Long ago, there lived in the land giants known as Kayax. We don’t know how many of them there were exactly, maybe three, maybe more. They were here before humans and even before trees, so the stories we do have are told by the cicadas and birds, redcedars, rivers, and stones, as passed down to them from their grandfathers. Stories tell that the Kayax generally keep to themselves because they like to arrange the land exactly to their own liking, and no two like it exactly the same. They spend their days carrying rocks, stirring the wind, and sifting the rains organizing everything just so. One such Kayax lived in the hills just east of here during a time when a sea stretched all the way almost to her door. The dry land was rocky with ferns and grandfathers of redcedar, but it had not ever seen grass yet nor even a flower. The Kayax piled up their gray rocks into the eastern hills and carved the creeks in the west to keep the high tide’s red mud in its orderly places. One day, a sea giant swam in with the tide and saw the Kayax on the shore. He was shy and unused to talking to the land-dwellers, so he watched from behind a distant wave. He watched her for days upon days, never getting the nerve to interfere, and in her focus she never noticed him off in the water. He admired her dedication and her hard work and eventually fell in love. Not knowing how to get her attention, he decided to leave her a gift. He went deep into the red mud at the bottom of the sea and created the first Rose Rock. He snuck up near the shore at high tide and left it for her.

When the Kayax came, they immediately noticed there was a rock where they had not put a rock. It was small, and curiously shaped. No one had ever seen any flower before, much less a rose, so this rock was especially interesting. They picked it up carefully, squeezed it a little, shook it a little, tasted it a little (all solid geological investigation methods still used today), and tried to decide where it needed to be. Tucking it into an apron pocket, they went back to work carving a nearby creek and thinking about the curious rock. The sea giant watched all this and was delighted that she seemed to like his gift. So he began making more. He left them here and there, under the moonlight just a giant’s arm’s reach up the shoreline. The Kayax gathered them up one by one, but piled them in a secret storeroom because their odd shape and curious properties made them stand out awkwardly in her rock arrangements.

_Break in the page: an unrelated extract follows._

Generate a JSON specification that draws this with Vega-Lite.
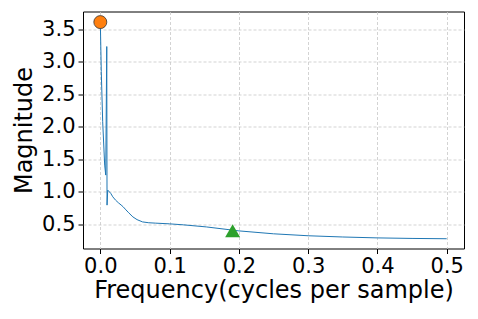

The Kayax never noticed the Sea Giant. He made thousands upon thousands of gifts, but the Kayax never cast their eyes out to sea to wonder where they came from. Eventually the waters themselves decided to concede the land to the Kayax’s arrangement and the Lonely Sea Giant slowly sought his friendship elsewhere. As the waters receded, the drying mud began to crack. Larger and larger cracks along the former seabed. With more land to hand, the Kayax had more work to do and, still not knowing what to make of the Rose Rocks, she began using them to fill in some of the cracks, and sealing them in with red sand. Eventually the Kayax forgot about them all together. And that’s why, today, if you search in the right places you might still be able to uncover these mysterious gifts from a lonely sea giant.



Monday, February 1, 2021

Okie Wheel of the Year: Feb 1, 2021

Frosty Tallgrass at Imbolc Sunrise
Happy Imbolc/St. Brigid’s Day!

Imbolc and Lughnasadh are the seasons that inspired me to really explore how the Wheel of the Year works in Oklahoma. Today, pictures of snowdrop flowers with their bright green leaves and drooping white heads, will fill the internet with messages of welcoming spring. But when I step onto my front porch I see nothing of the sort. I don’t think I’ve ever seen real-live snowdrops. This morning, the yellowed tops of resilient tallgrass were covered in thick frost sparkling in the morning sun. Every year, one of my daffodils blooms well before the others poke buds out of the ground, and it always freezes. It is the sign that we have at least one more hard freeze left, but then spring will be on it’s way.

Frozen Early Daffodil
These are the things I see outside this time of year. There is so much more to know about our seasons.  The wheel of the year is solar, but also partly based on agricultural seasons and seasonal weather cycles. I am not a farmer. I might plant a garden, and I do get to see lambs and kids as I drive by neighboring fields sometimes, but otherwise I am disconnected from our agricultural cycles. Luckily, even farmers are on the internet! The Oklahoma Farm Report has data and news relevant to the entire state’s agricultural industry. Market reports and legislative news can be tedious reading, but glancing through summaries gives a picture of how the seasons, weather, climate, and land interact and affect our crops and the lives of those who work them. There are also articles about work our state’s farmers and ranchers do in conservation, research, advocacy, and education. Farmers are sometimes seen as the enemy of those working for environmental protection and climate crisis, but Oklahoma’s farmers have intimate knowledge of these issues.

This is the first installment of a weekly series on the Okie Wheel of the Year. I’ll be introducing sources of information and noting seasonal changes to get a more broad picture than we can see outside our own front doors. The Oklahoma Farm Report top news headlines over the past week say everyone has their eyes on hay stores, the status of wheat fields, cotton and soybean sales, and looking forward to spring calving.

The beginning of a month means data gatherers release monthly summaries.  Mesonet summaries tell us that January averaged a tiny bit wetter than unusual, and drought conditions eased up in the west. They predict a slightly cool but average wet February.  But there are predictions of a drier March and April with increased wildfire danger. This means that right now conditions are good for slowly watching as greenery peeks out from beneath the yellow grasses, but don’t pack up the sweaters yet. As we plan our gardens, be aware that a dry spring means extra watering.

This cold season is also a good time to think about mental health. Issues like low sunlight, isolation and loneliness of winter, anxieties for the future affect us all this time of year. Farming communities also recognize the need for resources such as the Plains Cotton Cooperative Association's Farm Stress-Help and Hope program.